Incomplete — The sale of West Philly High

Wikipedia
More than 12 months after the Philadelphia School District received a bid for West Philadelphia High School, the sale of the vacant 250,000-square-foot building has not been completed, according to New York-based development company Strong Place Partners. Strong’s managing director Andrew Bank says that since formally entering into a contract to buy the school four months ago, he has been exercising a “due diligence period” built into the agreement. He declined to disclose the length of that period.
However, the delay raises serious questions about the District’s current budget, which banks on cash from the sale of other District properties put on the market late last year. Given West Philly High’s still-pending sale, that revenue seems uncertain.
Explaining the unusually long agreement period, a source within the District said he assumed that before completing the $6 million sale, Bank was likely waiting to secure the necessary zoning variances to convert the building into a proposed 300-unit apartment complex with a ground-floor retail component.

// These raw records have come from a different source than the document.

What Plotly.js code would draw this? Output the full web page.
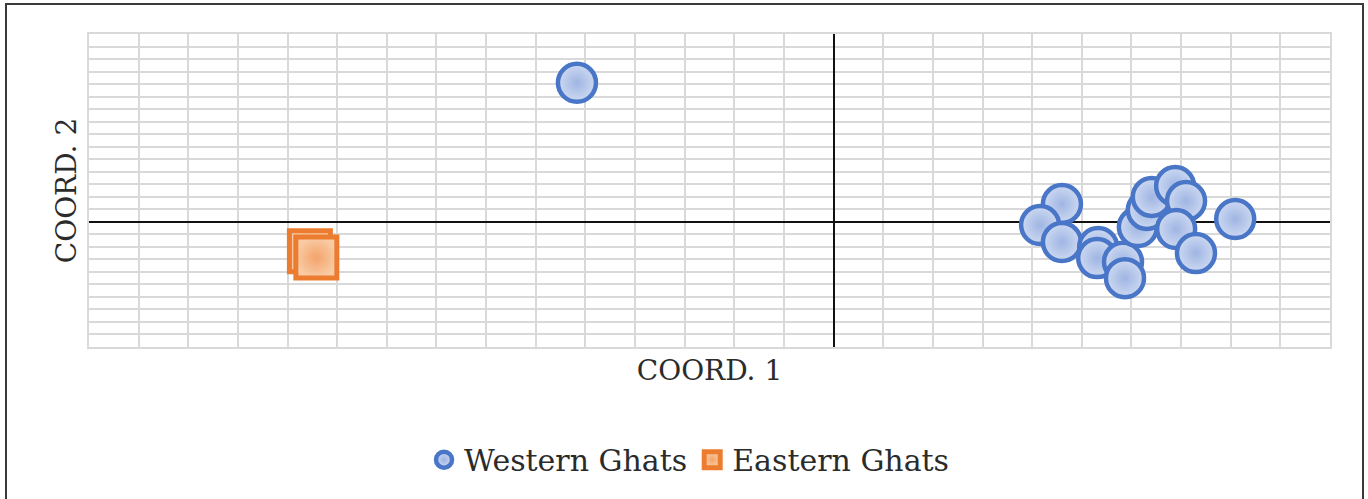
<!DOCTYPE html>
<html>
<head>
<meta charset="utf-8">
<script src="https://cdn.plot.ly/plotly-3.0.1.min.js"></script>
<style>
  html, body { margin: 0; padding: 0; background: #ffffff; overflow: hidden; }
  #frame { position: absolute; left: 5px; top: 3px; width: 1359px; height: 520px;
           border: 2px solid #3a3a3a; border-bottom: none; box-sizing: border-box; }
  #chart { position: absolute; left: 0; top: 0; width: 1368px; height: 499px; }
</style>
</head>
<body>
<div id="frame"></div>
<div id="chart"></div>
<script>
// Coordinates (gridline = 1 unit)
const westernX = [-5.17, 4.60, 4.16, 4.60, 5.33, 5.31, 5.83, 5.87, 6.13, 6.31, 6.41, 6.88, 7.10, 6.90, 7.30, 8.09];
const westernY = [11.10, 1.42, -0.26, -1.62, -2.02, -2.90, -3.20, -4.50, -0.42, 0.94, 1.98, 2.86, 1.66, -0.58, -2.50, 0.22];
const easternX = [-10.55, -10.42];
const easternY = [-2.35, -2.86];
const seriesNames = ["Western Ghats", "Eastern Ghats"];
const xRange = [-15, 10];
const yRange = [-10, 15];

const font = "'DejaVu Serif', 'Liberation Serif', serif";

const traces = [
  {
    type: "scatter", mode: "markers", name: seriesNames[0],
    x: westernX, y: westernY,
    marker: {
      symbol: "circle", size: 38, color: "#cdd9f1",
      gradient: { type: "radial", color: "#9fb5e3" },
      line: { color: "#4a76c8", width: 4.5 }
    }
  },
  {
    type: "scatter", mode: "markers", name: seriesNames[1],
    x: easternX, y: easternY,
    marker: {
      symbol: "square", size: 41, color: "#f9cba5",
      gradient: { type: "radial", color: "#f3a46b" },
      line: { color: "#ec7c30", width: 5 }
    }
  }
];

const axisCommon = {
  dtick: 1, tick0: 0,
  showticklabels: false, ticks: "",
  showgrid: true, gridcolor: "#d9d9d9", gridwidth: 2,
  showline: true, linecolor: "#d9d9d9", linewidth: 2, mirror: true,
  zeroline: true, zerolinecolor: "#111111", zerolinewidth: 2,
  fixedrange: true
};

const titleFont = { family: font, size: 28, color: "#2b2b2b" };

const layout = {
  width: 1368, height: 499,
  margin: { l: 89, r: 38, t: 34, b: 152 },
  paper_bgcolor: "rgba(0,0,0,0)",
  plot_bgcolor: "#ffffff",
  showlegend: true,
  xaxis: Object.assign({}, axisCommon, {
    range: xRange,
    title: { text: "COORD. 1", standoff: 12, font: titleFont }
  }),
  yaxis: Object.assign({}, axisCommon, {
    range: yRange,
    title: { text: "COORD. 2", standoff: 2, font: titleFont }
  }),
  legend: {
    orientation: "h", x: 0.4835, xanchor: "center", y: -0.36, yanchor: "middle",
    font: { family: font, size: 30, color: "#2b2b2b" },
    itemwidth: 30, tracegroupgap: 0, bgcolor: "rgba(0,0,0,0)"
  }
};

Plotly.newPlot("chart", traces, layout, { staticPlot: true, displayModeBar: false });
</script>
</body>
</html>
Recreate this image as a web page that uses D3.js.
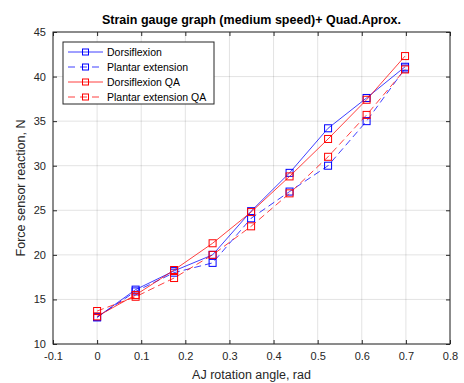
<!DOCTYPE html>
<meta charset="utf-8">
<script src="https://d3js.org/d3.v7.min.js"></script>
<style>
  body { margin: 0; background: #fff; font-family: 'Liberation Sans', Arial, sans-serif; }
  .grid line { stroke: #262626; stroke-opacity: 0.13; }
  .axis text { font-size: 11px; fill: #262626; font-family: 'Liberation Sans', Arial, sans-serif; }
  .axis path, .axis line { stroke: #262626; }
  text.title { font-size: 12.5px; font-weight: bold; fill: #000; }
  text.label { font-size: 12.5px; fill: #262626; }
  .legend text { font-size: 10.5px; fill: #000; }
</style>
<div id="chart"></div>
<script>

// x values: AJ rotation angle (rad), 0..40 deg in 5 deg steps
var angles = [0, 0.0873, 0.1745, 0.2618, 0.3491, 0.4363, 0.5236, 0.6109, 0.6981];

var dorsiflexion   = [13.0, 16.1, 18.2, 20.0, 24.9, 29.2, 34.2, 37.6, 41.1];
var plantar        = [13.0, 15.9, 18.0, 19.1, 24.1, 27.1, 30.0, 35.0, 40.9];
var dorsiflexionQA = [13.1, 15.5, 18.3, 21.3, 24.8, 28.8, 33.0, 37.4, 42.3];
var plantarQA      = [13.7, 15.3, 17.4, 20.0, 23.2, 26.9, 31.0, 35.7, 40.8];

var xTicks = [-0.1, 0, 0.1, 0.2, 0.3, 0.4, 0.5, 0.6, 0.7, 0.8];
var xTickLabels = ["-0.1", "0", "0.1", "0.2", "0.3", "0.4", "0.5", "0.6", "0.7", "0.8"];
var yTicks = [10, 15, 20, 25, 30, 35, 40, 45];

var series = [
  {name: "Dorsiflexion",        values: dorsiflexion,   color: "#0000ff", dash: null},
  {name: "Plantar extension",   values: plantar,        color: "#0000ff", dash: "7,4"},
  {name: "Dorsiflexion QA",     values: dorsiflexionQA, color: "#ff0000", dash: null},
  {name: "Plantar extension QA", values: plantarQA,     color: "#ff0000", dash: "7,4"}
];

var W = 464, H = 383;
var margin = {top: 32, right: 14, bottom: 39, left: 53},
    width = W - margin.left - margin.right,
    height = H - margin.top - margin.bottom;

var svg = d3.select("#chart")
  .append("svg")
    .attr("width", W)
    .attr("height", H)
  .append("g")
    .attr("transform", "translate(" + margin.left + "," + margin.top + ")");

var x = d3.scaleLinear().domain([-0.1, 0.8]).range([0, width]);
var y = d3.scaleLinear().domain([10, 45]).range([height, 0]);

// grid
svg.append("g").attr("class", "grid")
  .selectAll("line.gx").data(xTicks).enter().append("line")
    .attr("x1", function(d) { return x(d); }).attr("x2", function(d) { return x(d); })
    .attr("y1", 0).attr("y2", height);
svg.select(".grid")
  .selectAll("line.gy").data(yTicks).enter().append("line")
    .attr("y1", function(d) { return y(d); }).attr("y2", function(d) { return y(d); })
    .attr("x1", 0).attr("x2", width);

// axes (ticks inward, box on)
svg.append("g").attr("class", "axis")
  .attr("transform", "translate(0," + height + ")")
  .call(d3.axisBottom(x).tickValues(xTicks).tickSize(-4).tickPadding(8)
    .tickFormat(function(d, i) { return xTickLabels[i]; }));
svg.append("g").attr("class", "axis")
  .call(d3.axisLeft(y).tickValues(yTicks).tickSize(-4).tickPadding(7));
svg.append("g").attr("class", "axis")
  .call(d3.axisTop(x).tickValues(xTicks).tickSize(-4).tickFormat(""));
svg.append("g").attr("class", "axis")
  .attr("transform", "translate(" + width + ",0)")
  .call(d3.axisRight(y).tickValues(yTicks).tickSize(-4).tickFormat(""));
svg.selectAll(".axis path").attr("d", null);
svg.append("rect")
  .attr("width", width).attr("height", height)
  .attr("fill", "none").attr("stroke", "#262626").attr("stroke-width", 1);

// lines + markers
var line = d3.line()
  .x(function(d, i) { return x(angles[i]); })
  .y(function(d) { return y(d); });

series.forEach(function(s) {
  svg.append("path")
    .datum(s.values)
    .attr("fill", "none")
    .attr("stroke", s.color)
    .attr("stroke-opacity", 0.75)
    .attr("stroke-width", 1)
    .attr("stroke-dasharray", s.dash)
    .attr("d", line);
  svg.selectAll(null).data(s.values).enter().append("rect")
    .attr("x", function(d, i) { return x(angles[i]) - 3.5; })
    .attr("y", function(d) { return y(d) - 3.5; })
    .attr("width", 7).attr("height", 7)
    .attr("fill", "none")
    .attr("stroke", s.color)
    .attr("stroke-width", 1);
});

// title & labels
svg.append("text").attr("class", "title")
  .attr("x", width / 2).attr("y", -8)
  .attr("text-anchor", "middle")
  .text("Strain gauge graph (medium speed)+ Quad.Aprox.");
svg.append("text").attr("class", "label")
  .attr("x", width / 2).attr("y", height + 35)
  .attr("text-anchor", "middle")
  .text("AJ rotation angle, rad");
svg.append("text").attr("class", "label")
  .attr("transform", "translate(-28," + (height / 2) + ") rotate(-90)")
  .attr("text-anchor", "middle")
  .text("Force sensor reaction, N");

// legend
var lg = svg.append("g").attr("class", "legend")
  .attr("transform", "translate(" + (63 - margin.left) + "," + (42 - margin.top) + ")");
lg.append("rect")
  .attr("width", 151).attr("height", 62)
  .attr("fill", "#fff").attr("stroke", "#262626").attr("stroke-width", 1);
series.forEach(function(s, i) {
  var gy = 10 + i * 15;
  lg.append("line")
    .attr("x1", 5).attr("x2", 40).attr("y1", gy).attr("y2", gy)
    .attr("stroke", s.color).attr("stroke-opacity", 0.75)
    .attr("stroke-dasharray", s.dash ? "7,5" : null);
  lg.append("rect")
    .attr("x", 19.5).attr("y", gy - 3).attr("width", 6).attr("height", 6)
    .attr("fill", "none").attr("stroke", s.color);
  lg.append("text")
    .attr("x", 44).attr("y", gy + 4)
    .text(s.name);
});

</script>
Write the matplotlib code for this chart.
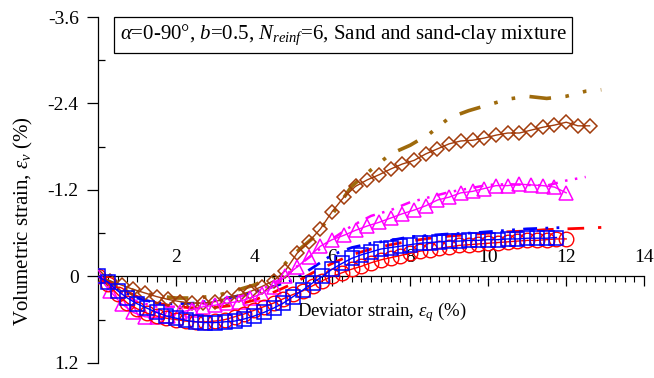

However, Bank countered that there was “a panoply” of factors at play. Alluding to possible environmental issues and an application for historic tax credits, he added that a final design had not yet been agreed upon for zoning review.
“When our proposal was submitted, it was based on a preliminary evaluation of the building and now we’re ascertaining whether what we proposed ...will actually fit, so that the economics work,” said Bank. He added that precisely how retail would be integrated into the 1912 Gothic institutional building without compromising the historic exterior,which would disqualify any historic tax credit application, was still “up in the air.”
The District is banking on the sale of at least $61 million worth of school properties by July 2014 to cover part of its highly publicized budget gap, and bragged recently that it had gotten 20 offers for seven schools vacated last year. But West Philly High was vacated in 2011 and put on the market shortly afterward, along with 11 other school properties. To date, only one of those buildings, a school annex in Queen Village, has actually sold.
That the first round of buildings the District tried to unload are mostly still sitting is likely a sign of more budget trouble to come.